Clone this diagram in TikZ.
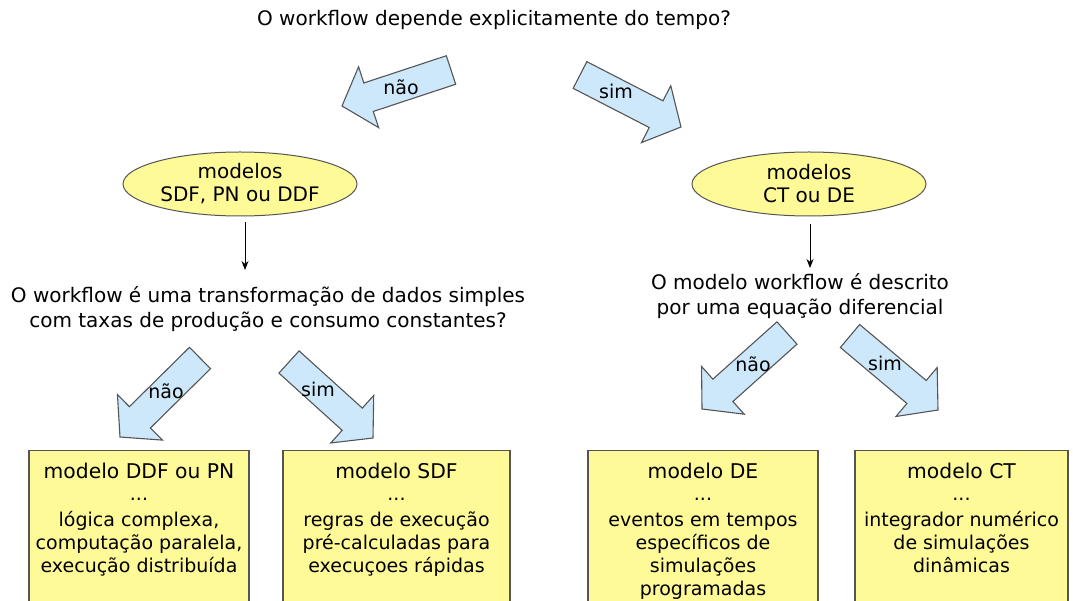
\documentclass[tikz,border=0pt]{standalone}
\usepackage{fontspec}
\setmainfont{DejaVu Sans}
\usetikzlibrary{calc,shapes.geometric,arrows.meta}
\definecolor{arrblue}{RGB}{204,232,250}
\definecolor{boxyellow}{RGB}{255,250,152}
\definecolor{edgegray}{RGB}{85,85,85}
\newcommand\blockarr[2]{%
  \draw[barrow] ($(#1)!15pt!90:(#2)$) -- ($($(#2)!28pt!(#1)$)!15pt!90:(#2)$) --
    ($($(#2)!28pt!(#1)$)!32pt!90:(#2)$) -- (#2) --
    ($($(#2)!28pt!(#1)$)!32pt!-90:(#2)$) -- ($($(#2)!28pt!(#1)$)!15pt!-90:(#2)$) --
    ($(#1)!15pt!-90:(#2)$) -- cycle;}
\begin{document}
\begin{tikzpicture}[x=1pt,y=-1pt,
  txt/.style={font=\fontsize{20}{25}\selectfont, align=center, inner sep=0pt},
  lbl/.style={font=\fontsize{19}{20}\selectfont, inner sep=0pt},
  barrow/.style={draw=edgegray, fill=arrblue, line width=1.1pt, line join=miter},
  ell/.style={ellipse, draw=edgegray, fill=boxyellow, line width=1pt, minimum width=234pt, minimum height=64pt, inner sep=0pt, align=center, font=\fontsize{20}{23}\selectfont},
  box/.style={rectangle, draw=edgegray, fill=boxyellow, line width=1.1pt, inner sep=0pt, anchor=north},
  conn/.style={-{Stealth[length=9pt,width=7pt]}, line width=0.9pt, black}]
\useasboundingbox (0,0) rectangle (1073,601);
\clip (0,0) rectangle (1073,601);
\fill[white] (0,0) rectangle (1073,601);
\newcommand\boxtext[3]{\parbox[t][160pt][t]{#1pt}{\centering\vspace*{13pt}{\fontsize{20.3}{22}\selectfont #2\par}\vspace*{-1pt}{\fontsize{19}{23}\selectfont ...\\[3pt] #3\par}}}

% title
\node[txt] (t) at (494,20) {O workflow depende explicitamente do tempo?};

% top block arrows
\coordinate (a1t) at (451,70); \coordinate (a1h) at (342,106);
\coordinate (a2t) at (580,75); \coordinate (a2h) at (681,127);
\blockarr{a1t}{a1h}
\blockarr{a2t}{a2h}
\node[lbl] (l1) at (401,87) {não};
\node[lbl] (l2) at (616,91) {sim};

% ellipses
\node[ell] (e1) at (240,184) {modelos\\SDF, PN ou DDF};
\node[ell] (e2) at (809,184) {modelos\\CT ou DE};

% questions
\node[txt] (q1) at (268,309) {O workflow é uma transformação de dados simples\\com taxas de produção e consumo constantes?};
\node[txt] (q2) at (800,296) {O modelo workflow é descrito\\por uma equação diferencial};

\coordinate (d1s) at (245,222); \coordinate (d1e) at (245,270);
\coordinate (d2s) at (810,224); \coordinate (d2e) at (810,268);
\draw[conn] (d1s) -- (d1e);
\draw[conn] (d2s) -- (d2e);

% lower block arrows
\coordinate (a3t) at (200,358); \coordinate (a3h) at (120,437);
\coordinate (a4t) at (289,362); \coordinate (a4h) at (373,438);
\coordinate (a5t) at (787,333); \coordinate (a5h) at (702,409);
\coordinate (a6t) at (850,336); \coordinate (a6h) at (938,410);
\blockarr{a3t}{a3h}
\blockarr{a4t}{a4h}
\blockarr{a5t}{a5h}
\blockarr{a6t}{a6h}
\node[lbl] (l3) at (166,391) {não};
\node[lbl] (l4) at (318,389) {sim};
\node[lbl] (l5) at (753,364) {não};
\node[lbl] (l6) at (885,363) {sim};

% boxes
\node[box] (b1) at (139,450) {\boxtext{220}{modelo DDF ou PN}{lógica complexa,\\computação paralela,\\execução distribuída}};
\node[box] (b2) at (396.5,450) {\boxtext{227}{modelo SDF}{regras de execução\\pré-calculadas para\\execuçoes rápidas}};
\node[box] (b3) at (703,450) {\boxtext{230}{modelo DE}{eventos em tempos\\específicos de\\simulações\\programadas}};
\node[box] (b4) at (961.5,450) {\boxtext{213}{modelo CT}{integrador numérico\\de simulações\\dinâmicas}};
\end{tikzpicture}
\end{document}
================
Short task:
Transcribe the opening line of the listing above, please, and every line after it through the line with "(e2) at (809,184)", word for word, without pictures.

Result of the exercise:
Clone this diagram in TikZ.
\documentclass[tikz,border=0pt]{standalone}
\usepackage{fontspec}
\setmainfont{DejaVu Sans}
\usetikzlibrary{calc,shapes.geometric,arrows.meta}
\definecolor{arrblue}{RGB}{204,232,250}
\definecolor{boxyellow}{RGB}{255,250,152}
\definecolor{edgegray}{RGB}{85,85,85}
\newcommand\blockarr[2]{%
  \draw[barrow] ($(#1)!15pt!90:(#2)$) -- ($($(#2)!28pt!(#1)$)!15pt!90:(#2)$) --
    ($($(#2)!28pt!(#1)$)!32pt!90:(#2)$) -- (#2) --
    ($($(#2)!28pt!(#1)$)!32pt!-90:(#2)$) -- ($($(#2)!28pt!(#1)$)!15pt!-90:(#2)$) --
    ($(#1)!15pt!-90:(#2)$) -- cycle;}
\begin{document}
\begin{tikzpicture}[x=1pt,y=-1pt,
  txt/.style={font=\fontsize{20}{25}\selectfont, align=center, inner sep=0pt},
  lbl/.style={font=\fontsize{19}{20}\selectfont, inner sep=0pt},
  barrow/.style={draw=edgegray, fill=arrblue, line width=1.1pt, line join=miter},
  ell/.style={ellipse, draw=edgegray, fill=boxyellow, line width=1pt, minimum width=234pt, minimum height=64pt, inner sep=0pt, align=center, font=\fontsize{20}{23}\selectfont},
  box/.style={rectangle, draw=edgegray, fill=boxyellow, line width=1.1pt, inner sep=0pt, anchor=north},
  conn/.style={-{Stealth[length=9pt,width=7pt]}, line width=0.9pt, black}]
\useasboundingbox (0,0) rectangle (1073,601);
\clip (0,0) rectangle (1073,601);
\fill[white] (0,0) rectangle (1073,601);
\newcommand\boxtext[3]{\parbox[t][160pt][t]{#1pt}{\centering\vspace*{13pt}{\fontsize{20.3}{22}\selectfont #2\par}\vspace*{-1pt}{\fontsize{19}{23}\selectfont ...\\[3pt] #3\par}}}

% title
\node[txt] (t) at (494,20) {O workflow depende explicitamente do tempo?};

% top block arrows
\coordinate (a1t) at (451,70); \coordinate (a1h) at (342,106);
\coordinate (a2t) at (580,75); \coordinate (a2h) at (681,127);
\blockarr{a1t}{a1h}
\blockarr{a2t}{a2h}
\node[lbl] (l1) at (401,87) {não};
\node[lbl] (l2) at (616,91) {sim};

% ellipses
\node[ell] (e1) at (240,184) {modelos\\SDF, PN ou DDF};
\node[ell] (e2) at (809,184) {modelos\\CT ou DE};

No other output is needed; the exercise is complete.